Internationally, the talks have been met with skepticism: the JF-17 includes several British-made components, primarily the PK16LE ejection seat manufactured by Martin Baker. Previously, Argentine attempts to acquire Dassault-Breguet Super Etendard Modernisés from France and KAI FA-50s from South Korea were stopped over the same issue.
However, according to Argentine media, this time can be different. In May 2021 Argentine aviation news website Fullaviación.com claimed to have exclusive information that CATIC promised to equip their JF-17s – or FC-1s according to the Chinese designation – with Chinese-made HTY-5D ejection seats, also present on Chengdu J-10 fighter jets.
The aircraft would also be assembled at Área Material Río Cuarto, an Argentine Air Force workshop that maintained fighter jets previously owned by the service. The South American country’s interest in performing at least a part of the production domestically is obvious: not only would that make it less dependent on foreign imports, it would also have a potential to revitalize its own aviation industry.
Famously, the Argentinian aviation plant – Fábrica Argentina de Aviones – is responsible for South America’s first domestically produced jets, and has been at the forefront of the national industry for decades. Recently it stopped manufacturing anything but light trainers, although one of its projects for an advanced fighter jet – the SAIA 90 – came quite close to fruition.

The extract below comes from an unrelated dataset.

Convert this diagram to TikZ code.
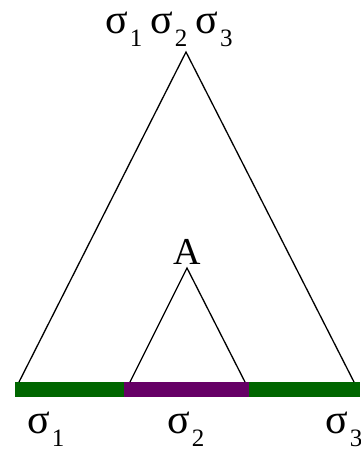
\documentclass[tikz,border=0pt]{standalone}
\usepackage{fontspec}
\setmainfont{Liberation Serif}
\definecolor{bargreen}{RGB}{0,102,0}
\definecolor{barpurple}{RGB}{102,0,102}
\newcommand{\sg}[1]{{\fontsize{42}{42}\selectfont σ}\kern2pt\raisebox{-13pt}{\fontsize{25}{25}\selectfont #1}}
\begin{document}
\begin{tikzpicture}[x=1pt,y=-1pt,
  lbl/.style={font=\fontsize{38}{38}\selectfont, inner sep=0pt, anchor=base},
  slbl/.style={inner sep=0pt, anchor=base west},
  edge/.style={draw=black, line width=1.3pt},
  bar/.style={line width=15pt}]
\useasboundingbox (0,0) rectangle (360,450);
% bar
\coordinate (b0) at (15,389);
\coordinate (b1) at (124,389);
\coordinate (b2) at (249,389);
\coordinate (b3) at (360,389);
\draw[bar, bargreen] (b0) -- (b1);
\draw[bar, barpurple] (b1) -- (b2);
\draw[bar, bargreen] (b2) -- (b3);
% big triangle
\coordinate (apex) at (186,52);
\coordinate (bl) at (19,382);
\coordinate (br) at (354,382);
\draw[edge] (bl) -- (apex) -- (br);
% small triangle
\coordinate (apexA) at (187,268);
\coordinate (sl) at (130,382);
\coordinate (sr) at (245,382);
\draw[edge] (sl) -- (apexA) -- (sr);
% labels
\node[slbl] (top) at (105,33) {\sg{1}\kern8pt\sg{2}\kern8pt\sg{3}};
\node[lbl] (A) at (187,264) {A};
\node[slbl] (s1) at (27,433) {\sg{1}};
\node[slbl] (s2) at (167,433) {\sg{2}};
\node[slbl] (s3) at (325,433) {\sg{3}};
\end{tikzpicture}
\end{document}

So, there is a high chance that if Argentina strikes a deal for the JF-17/FC-1, the Pakistani involvement in its production will be smaller than usual. Thus, calling it a purchase from Pakistan is not entirely correct.
But what about the other claim, the one involving the allocation of money?
The budget issue
PSF claims the Argentine government has allocated $664 million to the jet. Previous Argentine publications support the number: according to Fullaviacion.com, the CATIC offer involves 12 aircraft (10 single-seaters and 2 two-seaters), $50 million each, plus additional equipment and services.
AeroTime News has been able to obtain what appears to be an authentic budget draft of the Executive branch of the government of Argentina.
The document includes the full list of projected military spending, including the purchase of the equipment, maintenance, personal expenses, etc. However, among those purchases, the JF-17/FC-1 is absent.
The name of the jet is mentioned just once, in the section of Public credit operations (Operaciones de credito público), on page 61 of the Annex to the Article 39. The name of the section is also visible in the picture attached to the original tweet by the PSF.
The section does not involve the money allocated for purchases; rather, it lists requests for funding from the National Treasury. Which means that the government has not allocated the funds: it just requested them for the project.
In conclusion: the PSF tweet and the articles based on it have some basis in reality. It appears Argentina has really selected the JF-17/CF-1 over the jets offered by other countries. However, the negotiations are not conducted with Pakistan and the involvement of the country is – most likely – going to be small; moreover, the funding for the purchase is absent from the firm budget for the coming years. However, the government requested the funding and if the deal goes through, the jet may very well appear among the country’s military purchases
UPDATE 09-22-2021, 14:00 (UTC +3): On September 21, 2021, Argentine Defense Ministry published a statement denying that a budget for the purchase of the jet has been allocated, and that a particular aircraft has been selected.